42歳でパーキンソン病と診断された精神科医のエッセイが、韓国で売れに売れている。『もし私が人生をやり直せたら』という本だ。「一生懸命生きてきた自分を、もっと褒めてあげたい」「人生に疲れ、温かいアドバイスが欲しいときに読みたい」「限られた時間を大切に、そして本気で生きようと思った」と共感・絶賛の声が相次ぎ、部数は35万部を突破している。
そんなベストセラーエッセイの邦訳が、ついに刊行される。多くの方から共感・絶賛を集める本書の内容とは、いったいどのようなものなのか? 本書の日本版から抜粋する形で、人生のとらえ方について書かれた項目の一部を紹介していく。

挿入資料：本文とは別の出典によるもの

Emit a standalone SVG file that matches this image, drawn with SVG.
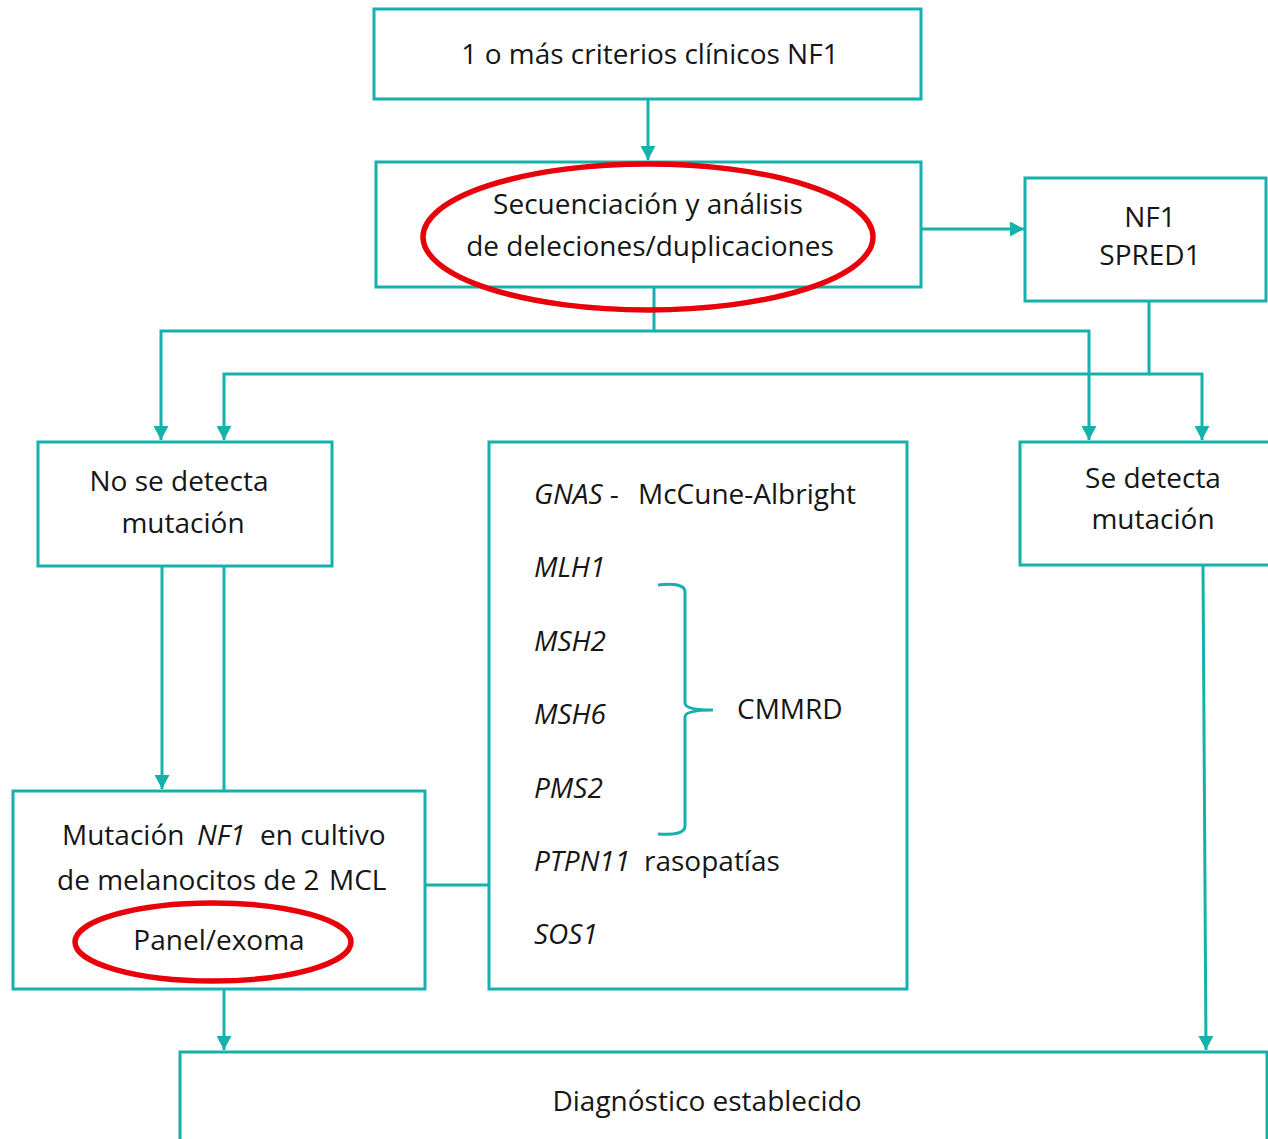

「自分は負け犬だ」絶望したあなたを救う、たった1つの方法Photo: Adobe Stock

「自分は負け犬だ」40代男性の告白

 ある40代の男性患者の話です。事業に失敗した彼は、「自分は負け犬だ、私の人生は終わった」と無気力の沼に陥っていました。

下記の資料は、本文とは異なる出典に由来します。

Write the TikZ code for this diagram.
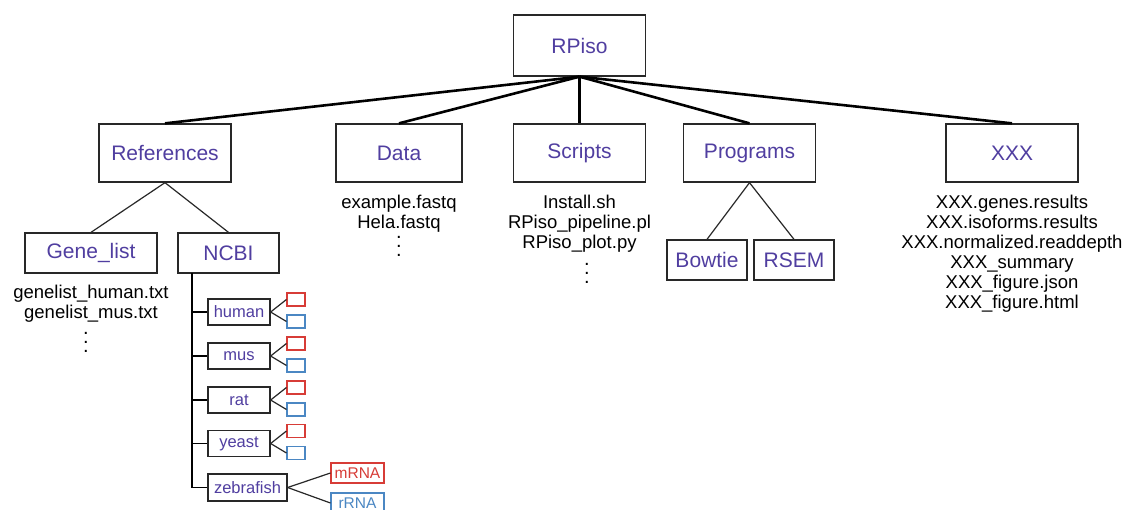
\documentclass[tikz,border=0pt]{standalone}
\usepackage{fontspec}
\setmainfont{Liberation Sans}
\definecolor{lbl}{RGB}{80,62,160}
\definecolor{redb}{RGB}{215,60,55}
\definecolor{blueb}{RGB}{75,135,195}
\definecolor{edge}{RGB}{40,40,40}
\begin{document}
\begin{tikzpicture}[x=1pt,y=-1pt,
  bigbox/.style={draw=edge,line width=1.3pt,inner sep=0pt,text=lbl,font=\fontsize{21}{24}\selectfont,minimum width=132,minimum height=58},
  midbox/.style={draw=edge,line width=1.3pt,inner sep=0pt,text=lbl,font=\fontsize{21}{24}\selectfont,minimum height=40},
  subbox/.style={draw=edge,line width=1.3pt,inner sep=0pt,text=lbl,font=\fontsize{16.5}{18}\selectfont,minimum height=26},
  redbox/.style={draw=redb,line width=1.1pt,inner sep=0pt,minimum width=18,minimum height=13},
  bluebox/.style={draw=blueb,line width=1.1pt,inner sep=0pt,minimum width=18,minimum height=13},
  rnabox/.style={draw=#1,text=#1,line width=1.1pt,inner sep=0pt,minimum width=53,minimum height=20,font=\fontsize{15.5}{17}\selectfont},
  files/.style={anchor=north,inner sep=0pt,align=center,font=\fontsize{18.5}{20}\selectfont},
  dots/.style={anchor=north,inner sep=0pt,align=center,font=\fontsize{20}{9}\selectfont},
  thick1/.style={line width=2.6pt,draw=black},
  thin1/.style={line width=1.2pt,draw=edge}]
\useasboundingbox (0,0) rectangle (1135,509);
\clip (0,0) rectangle (1135,509);
\fill[white] (0,0) rectangle (1135,509);

% top level
\node[bigbox,minimum height=61] (rpiso) at (579.5,45.5) {RPiso};
\node[bigbox] (refs) at (165,153) {References};
\node[bigbox,minimum width=126] (data) at (399,153) {Data};
\node[bigbox] (scripts) at (579.5,153) {Scripts};
\node[bigbox] (progs) at (749.5,153) {Programs};
\node[bigbox] (xxx) at (1012,153) {XXX};

\foreach \n in {refs,data,scripts,progs,xxx}
  \draw[thick1] (rpiso.south) -- (\n.north);

% references children
\node[midbox,minimum width=132] (genelist) at (91,253) {Gene\_list};
\node[midbox,minimum width=101] (ncbi) at (228.5,253) {NCBI};
\draw[thin1] (refs.south) -- (genelist.north);
\draw[thin1] (refs.south) -- (ncbi.north);

\node[files] (glfiles) at (91,284.5) {genelist\_human.txt\\genelist\_mus.txt};
\node[dots] (gldots) at (86,332) {.\\.\\.};

% NCBI species
\node[subbox,minimum width=62] (human) at (239,312) {human};
\node[subbox,minimum width=62] (mus) at (239,356) {mus};
\node[subbox,minimum width=62] (rat) at (239,400) {rat};
\node[subbox,minimum width=62] (yeast) at (239,443.5) {yeast};
\node[subbox,minimum width=79,minimum height=27] (zebra) at (247.5,487.5) {zebrafish};

\coordinate (trunk) at (192,273);
\draw[line width=1.8pt,draw=black] (trunk) -- (trunk |- zebra.west);
\foreach \n in {human,mus,rat,yeast,zebra}
  \draw[line width=1.4pt,draw=black] (trunk |- \n.west) -- (\n.west);

\foreach \n in {human,mus,rat,yeast}{
  \node[redbox] (\n r) at ([xshift=57pt,yshift=12.5pt]\n.center) {};
  \node[bluebox] (\n b) at ([xshift=57pt,yshift=-9.5pt]\n.center) {};
  \draw[thin1] (\n.east) -- (\n r.west);
  \draw[thin1] (\n.east) -- (\n b.west);
}
\node[rnabox=redb] (mrna) at (357.5,473) {mRNA};
\node[rnabox=blueb] (rrna) at (357.5,503) {rRNA};
\draw[thin1] (zebra.east) -- (mrna.west);
\draw[thin1] (zebra.east) -- (rrna.west);

% data / scripts files
\node[files] (datafiles) at (399,194.5) {example.fastq\\Hela.fastq};
\node[dots] (datadots) at (399,236) {.\\.\\.};
\node[files] (scriptfiles) at (579.5,194.5) {Install.sh\\RPiso\_pipeline.pl\\RPiso\_plot.py};
\node[dots] (scriptdots) at (587,263) {.\\.\\.};

% programs children
\node[midbox,minimum width=80] (bowtie) at (707,260) {Bowtie};
\node[midbox,minimum width=80] (rsem) at (794,260) {RSEM};
\draw[thin1] (progs.south) -- (bowtie.north);
\draw[thin1] (progs.south) -- (rsem.north);

% XXX files
\node[files] (xxxfiles) at (1012,194.5) {XXX.genes.results\\XXX.isoforms.results\\XXX.normalized.readdepth\\XXX\_summary\\XXX\_figure.json\\XXX\_figure.html};
\end{tikzpicture}
\end{document}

 死に物狂いで働いてきたのに惨憺(さんたん)たる結果になったと、やり場のない憤りに苦しんでいたのですが、私がどんな言葉をかけてもまるで伝わりません。それどころかむしろ、私がどんなアドバイスを繰り出してくるのか試してやろうといった態度でいました。毎回、カウンセリングが堂々巡りで終わっていたある時、私は彼に尋ねました。

「もし……、あなたの息子さんが成長して、今のあなたの立場に立たされていたとしたら、何と声をかけてあげたいですか?」

 すると、それまでずっとだんまりを決め込んでいた彼が、久しぶりに口を開きました。

「……誉めてやりたいです。よくがんばったなって」

「息子さんにはそう言ってあげるつもりでいるのに、どうしてご自身には厳しいのですか? あなたこそがんばってきたじゃないですか。ずっとうまくやってきて、たまたま暗礁に乗り上げてしまっただけなのに……」

自分で自分をほめてあげる

 私は彼に対し、がんばってきた自分を誉めてやるように言いました。そして、今は心身ともに疲弊している状態だから、少し休みなさいと勧めました。これまで休みも取らず必死に働いてきて、エネルギーが枯渇している状態なのだと、まずは休んで充電するところからだと伝えました。

 自らにあまりにも厳しく、自分に対して誉め言葉のひとつもかけることなく生きてきた彼でしたが、それをきっかけに、ゆっくり休みながら自分をいたわり始めました。やがて自分のことを「負け犬」などと言わなくなり、数か月後には、これからどんな仕事をするのが自分にとってベターなのか考えていると明かしてくれました。

 状況が変わったことは何ひとつないのに、彼は、彼自身の心持ちを変えることで無気力症から抜け出し、また次の人生を夢見ることができたのです。何よりうれしかったのは、彼が、「どうせやっても無駄だ」と言わなくなったことでした。